To recap, the square root time complexity comes from the number of times we are able to apply this quantum operator which is able to push our quantum state (which starts at an angle $\theta$ off of a superposition of just the states we are not looking for) an angle of $2\theta$ towards a superposition of just the states we are looking for.

This is not "searching all of the items in parallel," which is often a mischaracterization of what the quantum computer actually does in Grover's algorithm, even if there is some sort of "parallel" operation going on as a result of the superposition. Rather, it plays to the advantage of what we can apply in a single quantum operator and how that operation can be repeated.

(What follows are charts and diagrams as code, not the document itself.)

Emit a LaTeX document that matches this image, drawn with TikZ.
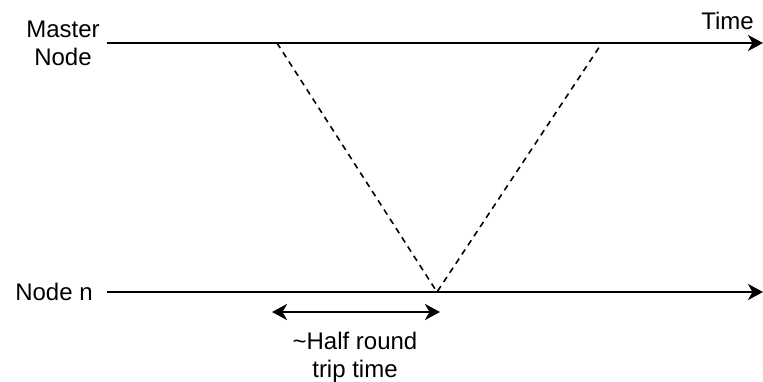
\documentclass[tikz,border=0pt]{standalone}
\usepackage{fontspec}
\setmainfont{Liberation Sans}
\usetikzlibrary{arrows.meta}
\begin{document}
\begin{tikzpicture}[x=1pt,y=-1pt,
  lbl/.style={font=\fontsize{24}{28}\selectfont, align=center, inner sep=0pt},
  tip/.style={Stealth[length=15pt,width=16pt,inset=4.5pt]},
  timeline/.style={line width=2.5pt, -{Stealth[length=15pt,width=16pt,inset=4.5pt]}},
  msg/.style={line width=1.6pt, dash pattern=on 6pt off 5pt},
  span/.style={line width=2.5pt, {Stealth[length=15pt,width=16pt,inset=4.5pt]}-{Stealth[length=15pt,width=16pt,inset=4.5pt]}}]
\useasboundingbox (0,0) rectangle (763,381);
\node[lbl] (master) at (63,43) {Master\\Node};
\node[lbl] (noden) at (54,292) {Node n};
\node[lbl, anchor=base east] (time) at (754,29) {Time};
\node[lbl] (half) at (355,357) {\textasciitilde Half round\\trip time};
\coordinate (m0) at (107,43);
\coordinate (m1) at (763,43);
\coordinate (n0) at (107,292);
\coordinate (n1) at (763,292);
\coordinate (send) at (277,43);
\coordinate (apex) at (437,292);
\coordinate (back) at (602,43);
\coordinate (h0) at (272,312);
\coordinate (h1) at (440,312);
\draw[timeline] (m0) -- (m1);
\draw[timeline] (n0) -- (n1);
\draw[msg] (send) -- (apex) -- (back);
\draw[span] (h0) -- (h1);
\end{tikzpicture}
\end{document}
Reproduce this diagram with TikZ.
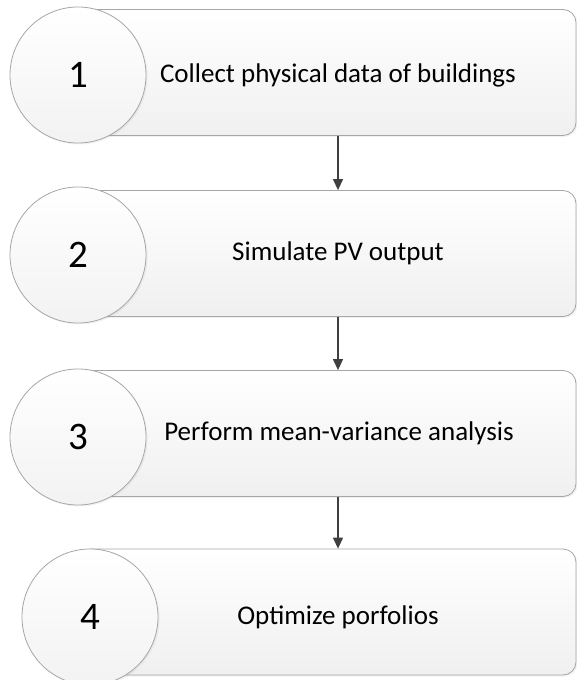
\documentclass[tikz,border=0pt]{standalone}
\usepackage{fontspec}
\setmainfont{Carlito}
\usetikzlibrary{arrows.meta,shadows}
\definecolor{edgegray}{HTML}{A6A6A6}
\definecolor{arrowgray}{HTML}{3F3F3F}
\tikzset{
  stepbox/.style={draw=edgegray, line width=0.8pt, rounded corners=13pt,
    top color=white, bottom color=black!6, minimum width=498pt, minimum height=126pt,
    inner sep=0pt, drop shadow={opacity=0.10, shadow xshift=1.5pt, shadow yshift=-1.5pt}},
  numcircle/.style={circle, draw=edgegray, line width=0.8pt, minimum size=136pt, inner sep=0pt,
    top color=white, bottom color=black!5,
    drop shadow={opacity=0.10, shadow xshift=1.5pt, shadow yshift=-1.5pt},
    font=\fontsize{39}{42}\selectfont},
  steptext/.style={font=\fontsize{27}{30}\selectfont, inner sep=0pt},
  flowarrow/.style={draw=arrowgray, line width=1.2pt, -{Triangle[width=10pt,length=11pt]}, fill=arrowgray}
}
\begin{document}
\begin{tikzpicture}[x=1pt,y=-1pt]
\useasboundingbox (0,0) rectangle (577,680);
\clip (0,0) rectangle (577,680);
% boxes
\node[stepbox] (b1) at (327,72.5) {};
\node[stepbox] (b2) at (327,253.5) {};
\node[stepbox] (b3) at (327,433.5) {};
\node[stepbox] (b4) at (327,612) {};
% circles
\node[numcircle] (c1) at (78,75) {1};
\node[numcircle] (c2) at (78,255) {2};
\node[numcircle] (c3) at (78,437) {3};
\node[numcircle] (c4) at (90,617) {4};
% texts
\node[steptext] (t1) at (338,75) {Collect physical data of buildings};
\node[steptext] (t2) at (338,253) {Simulate PV output};
\node[steptext] (t3) at (339,433) {Perform mean-variance analysis};
\node[steptext] (t4) at (338,617) {Optimize porfolios};
% arrows
\draw[flowarrow] (t1 |- b1.south) -- (t1 |- b2.north);
\draw[flowarrow] (t1 |- b2.south) -- (t1 |- b3.north);
\draw[flowarrow] (t1 |- b3.south) -- (t1 |- b4.north);
\end{tikzpicture}
\end{document}
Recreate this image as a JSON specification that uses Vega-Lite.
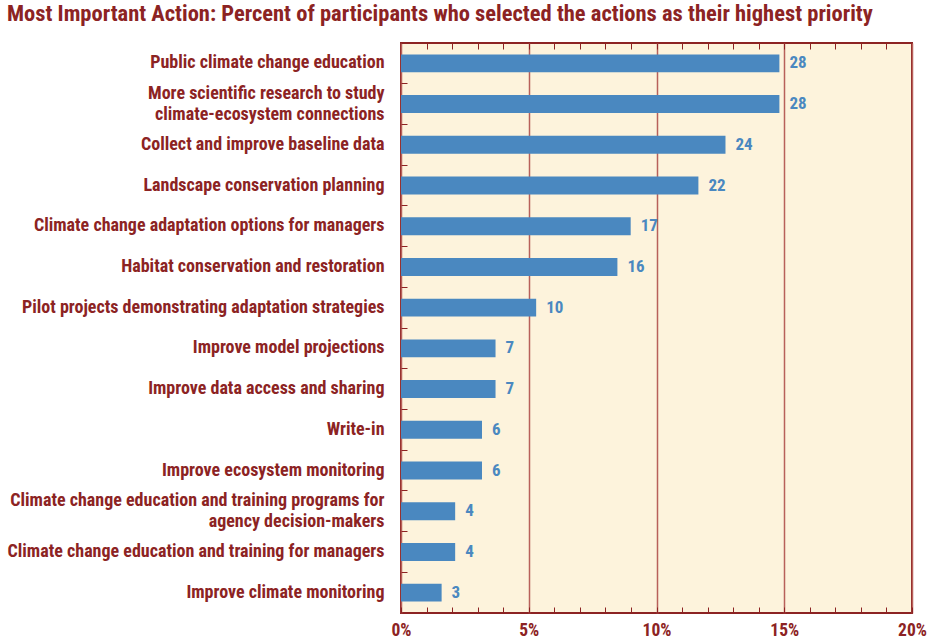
{
  "$schema": "https://vega.github.io/schema/vega-lite/v6.json",
  "autosize": "none",
  "width": 511,
  "height": 570,
  "padding": {"left": 401, "top": 43, "right": 17, "bottom": 28},
  "background": "white",
  "title": {
    "text": "Most Important Action:  Percent of participants who selected the actions as their highest priority",
    "anchor": "start",
    "frame": "group",
    "dx": -394,
    "offset": 17,
    "font": "Roboto Condensed, DejaVu Sans Condensed, sans-serif",
    "fontSize": 22.5,
    "fontWeight": "bold",
    "color": "#8c2323"
  },
  "config": {
    "view": {"fill": "#fdf3dc", "stroke": "#8c2323", "strokeWidth": 2},
    "axis": {
      "labelFont": "Roboto Condensed, DejaVu Sans Condensed, sans-serif",
      "labelFontWeight": "bold",
      "labelColor": "#8c2323",
      "tickColor": "#8c2323",
      "domain": false,
      "title": null
    }
  },
  "data": {
    "values": [
      {"order": 1, "action": "Public climate change education", "n": 28, "pct": 14.81},
      {"order": 2, "action": "More scientific research to study|climate-ecosystem connections", "n": 28, "pct": 14.81},
      {"order": 3, "action": "Collect and improve baseline data", "n": 24, "pct": 12.70},
      {"order": 4, "action": "Landscape conservation planning", "n": 22, "pct": 11.64},
      {"order": 5, "action": "Climate change adaptation options for managers", "n": 17, "pct": 8.99},
      {"order": 6, "action": "Habitat conservation and restoration", "n": 16, "pct": 8.47},
      {"order": 7, "action": "Pilot projects demonstrating adaptation strategies", "n": 10, "pct": 5.29},
      {"order": 8, "action": "Improve model projections", "n": 7, "pct": 3.70},
      {"order": 9, "action": "Improve data access and sharing", "n": 7, "pct": 3.70},
      {"order": 10, "action": "Write-in", "n": 6, "pct": 3.17},
      {"order": 11, "action": "Improve ecosystem monitoring", "n": 6, "pct": 3.17},
      {"order": 12, "action": "Climate change education and training programs for|agency decision-makers", "n": 4, "pct": 2.12},
      {"order": 13, "action": "Climate change education and training for managers ", "n": 4, "pct": 2.12},
      {"order": 14, "action": "Improve climate monitoring", "n": 3, "pct": 1.59}
    ]
  },
  "encoding": {
    "y": {
      "field": "action",
      "type": "nominal",
      "sort": {"field": "order"},
      "scale": {"paddingInner": 0.56, "paddingOuter": 0.28},
      "axis": {
        "labelExpr": "split(datum.label, '|')",
        "labelFontSize": 18,
        "labelLineHeight": 21,
        "labelLimit": 600,
        "labelOffset": {"condition": {"test": "indexof(datum.value, '|') >= 0", "value": -10}, "value": 0},
        "tickSize": -6,
        "bandPosition": -0.636,
        "labelPadding": 23
      }
    }
  },
  "layer": [
    {
      "mark": {"type": "bar", "color": "#4a88c0"},
      "encoding": {
        "x": {
          "field": "pct",
          "type": "quantitative",
          "scale": {"domain": [0, 20], "nice": false},
          "axis": {
            "orient": "bottom",
            "values": [0,1,2,3,4,5,6,7,8,9,10,11,12,13,14,15,16,17,18,19,20],
            "labelExpr": "datum.value % 5 === 0 ? datum.value + '%' : ''",
            "labelFontSize": 17.5,
            "labelPadding": 14,
            "labelFlush": false,
            "tickSize": -6,
            "grid": true,
            "gridColor": "#b8605a",
            "gridWidth": 1.5,
            "gridOpacity": {"condition": {"test": "datum.value % 5 === 0", "value": 1}, "value": 0}
          }
        }
      }
    },
    {
      "mark": {"type": "text", "align": "left", "baseline": "middle", "dx": 10, "fontSize": 17, "fontWeight": "bold", "font": "Roboto Condensed, DejaVu Sans Condensed, sans-serif", "color": "#4a88c0"},
      "encoding": {
        "x": {
          "field": "pct",
          "type": "quantitative",
          "axis": {
            "orient": "top",
            "values": [1,2,3,4,5,6,7,8,9,10,11,12,13,14,15,16,17,18,19],
            "labels": false,
            "tickSize": -6,
            "grid": false
          }
        },
        "text": {"field": "n", "type": "quantitative"}
      }
    }
  ],
  "resolve": {"axis": {"x": "independent"}}
}
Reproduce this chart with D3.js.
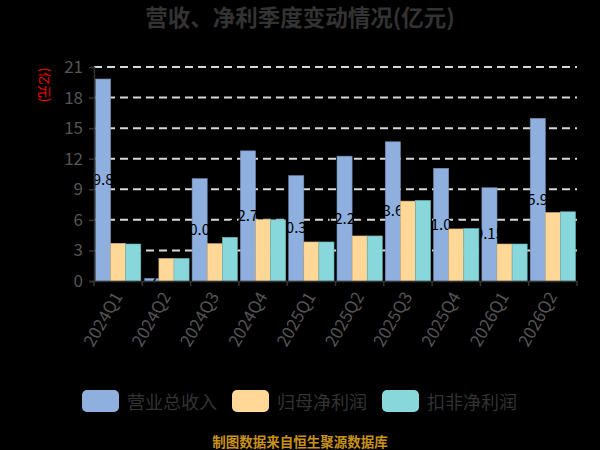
<!DOCTYPE html>
<html>
<head>
<meta charset="utf-8">
<script src="https://cdn.jsdelivr.net/npm/d3@7"></script>
<style>
html,body{margin:0;padding:0;background:#000;}
svg{display:block;}
text{font-family:"Noto Sans CJK SC","Noto Sans",sans-serif;}
</style>
</head>
<body>
<svg id="chart" width="600" height="450"></svg>
<script>
const categories = ["2024Q1","2024Q2","2024Q3","2024Q4","2025Q1","2025Q2","2025Q3","2025Q4","2026Q1","2026Q2"];
const revenue   = [19.82, 0.25, 10.04, 12.77, 10.34, 12.25, 13.66, 11.06, 9.15, 15.96];
const netProfit = [3.70, 2.22, 3.67, 6.03, 3.83, 4.42, 7.84, 5.11, 3.63, 6.72];
const deductNP  = [3.63, 2.22, 4.29, 6.01, 3.83, 4.42, 7.91, 5.15, 3.63, 6.79];
const seriesNames = ["营业总收入","归母净利润","扣非净利润"];
const colors = ["#8FB0DE","#FFD898","#88D8DB"];
const yTicks = [0,3,6,9,12,15,18,21];
const title = "营收、净利季度变动情况(亿元)";
const yName = "(亿元)";
const footer = "制图数据来自恒生聚源数据库";

const svg = d3.select("#chart");
const plotL = 94, plotR = 577, plotT = 67, plotB = 281;

const x = d3.scaleBand().domain(categories).range([plotL, plotR]).paddingInner(0).paddingOuter(0);
const xs = d3.scaleBand().domain([0,1,2]).range([0, x.bandwidth()]).paddingOuter(0.1).paddingInner(0);
const y = d3.scaleLinear().domain([0, 21]).range([plotB, plotT]);

// title
svg.append("text").attr("x", 300).attr("y", 26).attr("text-anchor","middle")
  .attr("font-size", 22.5).attr("font-weight","bold").attr("fill","#333").text(title);

// gridlines
svg.append("g").selectAll("line").data(yTicks.filter(d=>d>0)).join("line")
  .attr("x1", plotL).attr("x2", plotR).attr("y1", d=>y(d)).attr("y2", d=>y(d))
  .attr("stroke","#d8d8d8").attr("stroke-width",2).attr("stroke-dasharray","8,5");

// bars
const data = [revenue, netProfit, deductNP];
const g = svg.append("g");
function drawSeries(si) {
  g.append("g").selectAll("rect").data(data[si]).join("rect")
    .attr("x", (d,i) => x(categories[i]) + xs(si))
    .attr("y", d => y(d))
    .attr("width", xs.bandwidth())
    .attr("height", d => y(0) - y(d))
    .attr("fill", colors[si])
    .attr("stroke", d3.color(colors[si]).darker(0.6))
    .attr("stroke-width", 0.6);
}
drawSeries(0);
// revenue labels (black, inside middle), drawn beneath the other series
g.append("g").selectAll("text").data(revenue).join("text")
  .attr("x", (d,i) => x(categories[i]) + xs(0) + xs.bandwidth()/2)
  .attr("y", d => (y(d) + y(0))/2 + 5)
  .attr("text-anchor","middle").attr("font-size", 15).attr("fill","#000")
  .text(d => d.toFixed(2));
drawSeries(1);
drawSeries(2);

// y axis
const yAxis = svg.append("g").attr("transform", `translate(${plotL},0)`)
  .call(d3.axisLeft(y).tickValues(yTicks).tickSize(5).tickPadding(6).tickFormat(d3.format("d")));
yAxis.select(".domain").attr("stroke","#333").attr("stroke-width",1.5);
yAxis.selectAll(".tick line").attr("stroke","#333").attr("stroke-width",1.5);
yAxis.selectAll(".tick text").attr("font-size",17).attr("fill","#555")
  .attr("font-family","'Noto Sans CJK SC','Noto Sans',sans-serif");

// x axis
const xAxis = svg.append("g").attr("transform", `translate(0,${plotB})`)
  .call(d3.axisBottom(x).tickSize(0).tickFormat(""));
xAxis.select(".domain").attr("stroke","#333").attr("stroke-width",1.5);
const bounds = categories.map(c => x(c)).concat([plotR]);
xAxis.selectAll(".bt").data(bounds).join("line").attr("class","bt")
  .attr("x1", d=>d).attr("x2", d=>d).attr("y1",0).attr("y2",5)
  .attr("stroke","#333").attr("stroke-width",1.5);
svg.append("g").selectAll("text").data(categories).join("text")
  .attr("transform", d => `translate(${x(d)+x.bandwidth()/2+1},${plotB+13}) rotate(-60)`)
  .attr("text-anchor","end").attr("dominant-baseline","middle")
  .attr("font-size",17).attr("fill","#555").text(d=>d);

// y name
svg.append("text").attr("transform","translate(44,85) rotate(90)")
  .attr("text-anchor","middle").attr("dominant-baseline","middle")
  .attr("font-size",13).attr("fill","#ff0000").text(yName);

// legend
const legX = [82, 232, 382];
const lg = svg.append("g").selectAll("g").data(seriesNames).join("g")
  .attr("transform",(d,i)=>`translate(${legX[i]},390)`);
lg.append("rect").attr("width",37).attr("height",22).attr("rx",5)
  .attr("fill",(d,i)=>colors[i]);
lg.append("text").attr("x",45).attr("y",11).attr("dominant-baseline","central")
  .attr("font-size",18).attr("fill","#333").text(d=>d);

// footer
svg.append("text").attr("x",300).attr("y",441).attr("text-anchor","middle")
  .attr("dominant-baseline","central").attr("font-size",13.5).attr("font-weight","bold")
  .attr("fill","#C8921A").text(footer);
</script>
</body>
</html>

Something that gets asked a lot in regards to Grover's algorithm is its actual applicability, since it seems like we would have to build the oracle using the item we already want to find. What's the point if that's going to be our expected output anyway?

I think we usually think of a search operation as asking "is this specific item in the list?" While this is a valid search problem, Grover's algorithm really shines when we ask a slightly different question: "what complicated items in a very large list satisfy this (relatively) simple-to-describe property?" If the oracle is a lot simpler to apply than a list of all items that fulfill the property it's testing for, then the setup is a good candidate for Grover's algorithm, where the quadratic speedup may actually be quite useful.

Quantum computers are nowhere near the point at which they can actually evaluate Grover's algorithm at scale. But in the future, they indicate a pretty solid and fundamental application for certain specialized search problems.

Since Grover's algorithm is just the repeated application of phase oracles, you should have all the tools you need to actually apply it already. As a fun challenge, try applying Grover's algorithm for this oracle:

$$ f(x) = \begin{cases} 1 & x[0,\dots,3] + x[4,\dots,7] = 1010 \\ 0 & \text{otherwise} \end{cases} $$

both with and without using the built-in Grover operator functions in Qiskit or Classiq (for those who have read the addendum from last lesson). An oracle like this (but at a much larger scale) is a bit more "practical" since the oracle's test is far less obvious from just looking at each bitstring.

1. Big Omega notation indicates an algorithm's lower bound. Here, this just means that there cannot be a quantum search algorithm that runs in under $O(\sqrt{n})$ time.

2. I feel like this is much easier to "see" and understand visually than it is to compute. If you're interested in computing this rotation rigorously and a discussion of the generalization of Grover's algorithm, known as amplitude amplification, see the addendum.